▶ **Objective**: Begin with the first line and repeat exactly through the line containing "Chart.register(...registerables);"; leave every image out.

## start Supplied material

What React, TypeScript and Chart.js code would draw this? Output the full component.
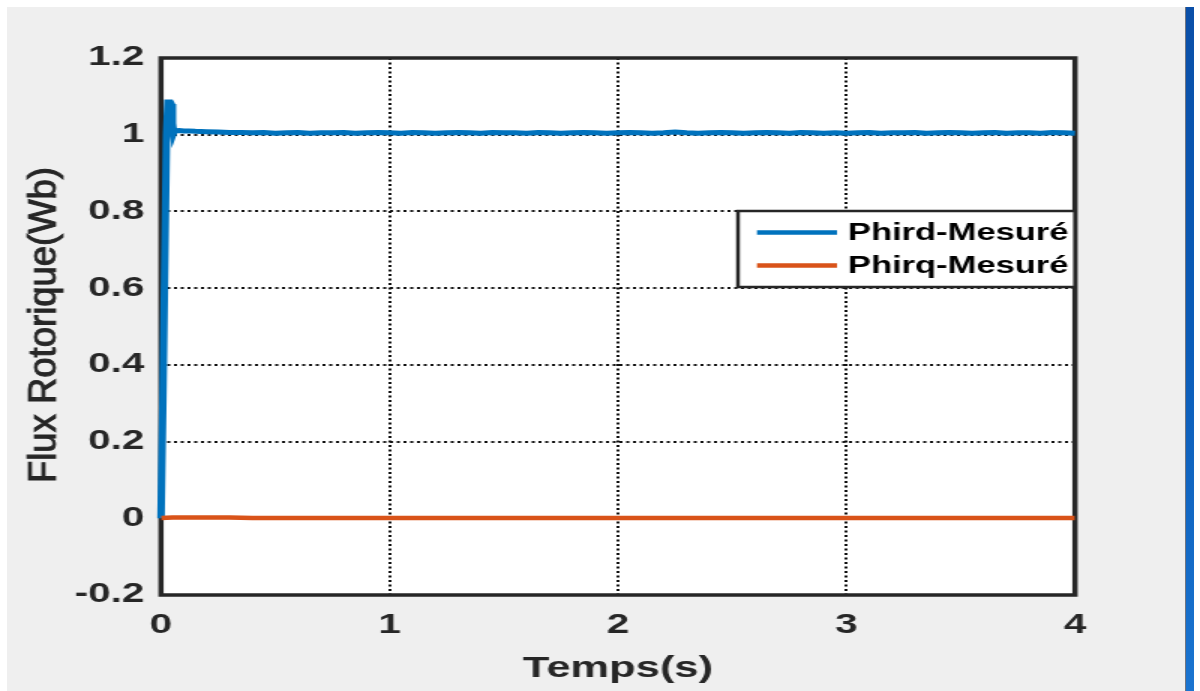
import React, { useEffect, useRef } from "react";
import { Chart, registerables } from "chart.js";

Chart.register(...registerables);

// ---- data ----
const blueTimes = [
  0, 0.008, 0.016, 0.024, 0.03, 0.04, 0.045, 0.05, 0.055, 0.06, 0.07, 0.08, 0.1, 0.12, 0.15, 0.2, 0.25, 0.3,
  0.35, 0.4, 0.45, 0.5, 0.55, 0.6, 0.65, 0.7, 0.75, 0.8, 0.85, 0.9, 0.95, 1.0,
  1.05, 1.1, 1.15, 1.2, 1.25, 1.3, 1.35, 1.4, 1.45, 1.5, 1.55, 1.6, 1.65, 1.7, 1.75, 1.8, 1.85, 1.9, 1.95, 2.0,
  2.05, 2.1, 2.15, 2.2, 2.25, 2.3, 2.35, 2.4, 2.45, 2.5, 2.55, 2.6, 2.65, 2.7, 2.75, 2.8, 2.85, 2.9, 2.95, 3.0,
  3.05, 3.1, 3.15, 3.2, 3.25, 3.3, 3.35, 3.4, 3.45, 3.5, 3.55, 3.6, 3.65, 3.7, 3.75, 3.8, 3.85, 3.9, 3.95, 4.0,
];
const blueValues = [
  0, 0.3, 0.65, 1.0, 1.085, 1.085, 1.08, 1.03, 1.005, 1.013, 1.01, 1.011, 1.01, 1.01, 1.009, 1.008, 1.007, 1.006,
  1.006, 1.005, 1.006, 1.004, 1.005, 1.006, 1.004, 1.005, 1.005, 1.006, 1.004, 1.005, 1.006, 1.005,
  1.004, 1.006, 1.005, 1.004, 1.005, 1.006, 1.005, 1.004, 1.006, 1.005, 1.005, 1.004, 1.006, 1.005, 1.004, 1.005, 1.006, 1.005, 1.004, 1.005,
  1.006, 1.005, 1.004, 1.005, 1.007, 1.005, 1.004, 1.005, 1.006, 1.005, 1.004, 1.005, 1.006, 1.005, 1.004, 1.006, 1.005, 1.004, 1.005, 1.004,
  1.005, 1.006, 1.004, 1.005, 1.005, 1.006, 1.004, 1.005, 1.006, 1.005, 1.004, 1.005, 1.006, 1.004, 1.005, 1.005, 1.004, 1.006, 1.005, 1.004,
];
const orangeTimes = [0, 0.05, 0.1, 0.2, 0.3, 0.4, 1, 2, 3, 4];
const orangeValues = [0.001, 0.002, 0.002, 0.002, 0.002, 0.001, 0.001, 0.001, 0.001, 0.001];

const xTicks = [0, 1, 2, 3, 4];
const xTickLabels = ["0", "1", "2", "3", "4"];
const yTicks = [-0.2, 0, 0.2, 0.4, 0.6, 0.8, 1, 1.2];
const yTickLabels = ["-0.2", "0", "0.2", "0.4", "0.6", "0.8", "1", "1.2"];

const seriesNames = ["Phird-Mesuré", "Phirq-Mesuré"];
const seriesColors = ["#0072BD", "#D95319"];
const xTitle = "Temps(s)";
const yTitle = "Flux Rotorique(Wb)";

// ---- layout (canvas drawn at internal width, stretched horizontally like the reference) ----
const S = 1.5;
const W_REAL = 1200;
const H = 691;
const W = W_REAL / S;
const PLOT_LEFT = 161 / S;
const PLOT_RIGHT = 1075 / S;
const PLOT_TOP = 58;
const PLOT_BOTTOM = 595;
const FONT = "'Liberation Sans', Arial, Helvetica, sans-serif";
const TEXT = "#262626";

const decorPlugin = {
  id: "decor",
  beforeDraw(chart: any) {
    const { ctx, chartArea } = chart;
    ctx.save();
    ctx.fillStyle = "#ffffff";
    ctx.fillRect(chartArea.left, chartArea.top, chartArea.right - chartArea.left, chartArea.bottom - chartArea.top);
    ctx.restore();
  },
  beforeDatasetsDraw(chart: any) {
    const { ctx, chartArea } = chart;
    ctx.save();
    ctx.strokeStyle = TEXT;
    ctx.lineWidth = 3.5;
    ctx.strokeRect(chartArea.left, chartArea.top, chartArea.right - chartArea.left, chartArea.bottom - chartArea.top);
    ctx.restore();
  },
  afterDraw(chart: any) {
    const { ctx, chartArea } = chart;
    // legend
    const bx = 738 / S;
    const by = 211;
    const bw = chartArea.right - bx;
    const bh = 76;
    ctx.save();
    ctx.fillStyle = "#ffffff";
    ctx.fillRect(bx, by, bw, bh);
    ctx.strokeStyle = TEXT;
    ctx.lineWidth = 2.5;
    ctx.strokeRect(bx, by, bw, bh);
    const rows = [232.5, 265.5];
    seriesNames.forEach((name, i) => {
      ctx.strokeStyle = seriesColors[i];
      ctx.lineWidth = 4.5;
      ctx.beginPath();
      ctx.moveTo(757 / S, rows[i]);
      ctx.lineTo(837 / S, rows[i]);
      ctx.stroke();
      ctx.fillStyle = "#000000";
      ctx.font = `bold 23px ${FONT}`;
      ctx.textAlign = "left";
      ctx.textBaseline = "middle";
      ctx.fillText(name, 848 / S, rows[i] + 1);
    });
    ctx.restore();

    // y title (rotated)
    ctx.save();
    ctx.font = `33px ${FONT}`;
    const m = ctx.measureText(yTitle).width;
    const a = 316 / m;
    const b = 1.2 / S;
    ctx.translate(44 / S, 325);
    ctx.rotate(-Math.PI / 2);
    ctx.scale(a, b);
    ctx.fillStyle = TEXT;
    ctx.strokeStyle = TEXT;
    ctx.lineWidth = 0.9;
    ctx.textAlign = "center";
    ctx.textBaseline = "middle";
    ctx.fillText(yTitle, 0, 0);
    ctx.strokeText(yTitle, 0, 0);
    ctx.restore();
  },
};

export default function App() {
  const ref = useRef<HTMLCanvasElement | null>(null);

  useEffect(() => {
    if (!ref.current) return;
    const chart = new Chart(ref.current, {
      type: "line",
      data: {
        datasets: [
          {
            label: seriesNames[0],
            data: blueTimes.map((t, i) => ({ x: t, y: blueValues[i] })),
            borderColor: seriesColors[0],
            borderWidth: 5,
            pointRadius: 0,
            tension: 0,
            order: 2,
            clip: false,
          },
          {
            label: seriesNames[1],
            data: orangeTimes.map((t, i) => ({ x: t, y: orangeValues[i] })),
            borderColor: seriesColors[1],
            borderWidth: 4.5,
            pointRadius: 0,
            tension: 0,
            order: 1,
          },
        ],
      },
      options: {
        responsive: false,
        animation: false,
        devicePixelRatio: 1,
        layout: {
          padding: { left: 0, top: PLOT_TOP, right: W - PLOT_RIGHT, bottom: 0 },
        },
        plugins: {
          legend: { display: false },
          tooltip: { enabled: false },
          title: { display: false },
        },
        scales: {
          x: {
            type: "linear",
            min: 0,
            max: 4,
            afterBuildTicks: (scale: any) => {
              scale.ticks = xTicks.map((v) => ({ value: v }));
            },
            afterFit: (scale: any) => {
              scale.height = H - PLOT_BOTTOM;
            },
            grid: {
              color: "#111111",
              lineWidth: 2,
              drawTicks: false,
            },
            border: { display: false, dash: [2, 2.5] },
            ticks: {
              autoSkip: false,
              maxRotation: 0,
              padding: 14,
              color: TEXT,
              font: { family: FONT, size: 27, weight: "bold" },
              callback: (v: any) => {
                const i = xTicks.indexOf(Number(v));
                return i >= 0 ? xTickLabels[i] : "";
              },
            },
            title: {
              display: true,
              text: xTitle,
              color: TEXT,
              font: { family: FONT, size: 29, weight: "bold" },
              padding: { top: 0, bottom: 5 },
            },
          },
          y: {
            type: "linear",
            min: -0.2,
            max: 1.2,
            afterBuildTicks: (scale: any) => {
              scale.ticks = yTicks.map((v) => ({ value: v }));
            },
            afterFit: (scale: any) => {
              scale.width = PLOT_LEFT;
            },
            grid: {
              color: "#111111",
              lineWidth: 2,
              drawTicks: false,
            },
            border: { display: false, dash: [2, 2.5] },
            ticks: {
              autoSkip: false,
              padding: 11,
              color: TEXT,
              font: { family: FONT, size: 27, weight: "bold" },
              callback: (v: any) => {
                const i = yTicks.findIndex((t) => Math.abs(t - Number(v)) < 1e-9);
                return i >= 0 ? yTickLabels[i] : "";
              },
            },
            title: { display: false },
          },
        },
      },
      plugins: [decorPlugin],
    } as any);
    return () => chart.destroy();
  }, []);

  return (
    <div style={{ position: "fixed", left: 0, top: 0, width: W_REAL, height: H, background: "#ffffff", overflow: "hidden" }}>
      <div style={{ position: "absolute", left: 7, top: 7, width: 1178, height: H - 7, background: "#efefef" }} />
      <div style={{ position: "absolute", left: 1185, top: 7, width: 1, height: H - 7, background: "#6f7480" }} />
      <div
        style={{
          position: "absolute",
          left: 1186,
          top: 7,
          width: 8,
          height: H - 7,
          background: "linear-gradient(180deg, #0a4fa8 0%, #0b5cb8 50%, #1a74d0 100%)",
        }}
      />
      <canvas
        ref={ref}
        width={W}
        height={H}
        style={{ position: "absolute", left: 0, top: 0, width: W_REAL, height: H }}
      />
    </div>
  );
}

## end Supplied material

▶ **Response**:
What React, TypeScript and Chart.js code would draw this? Output the full component.
import React, { useEffect, useRef } from "react";
import { Chart, registerables } from "chart.js";

Chart.register(...registerables);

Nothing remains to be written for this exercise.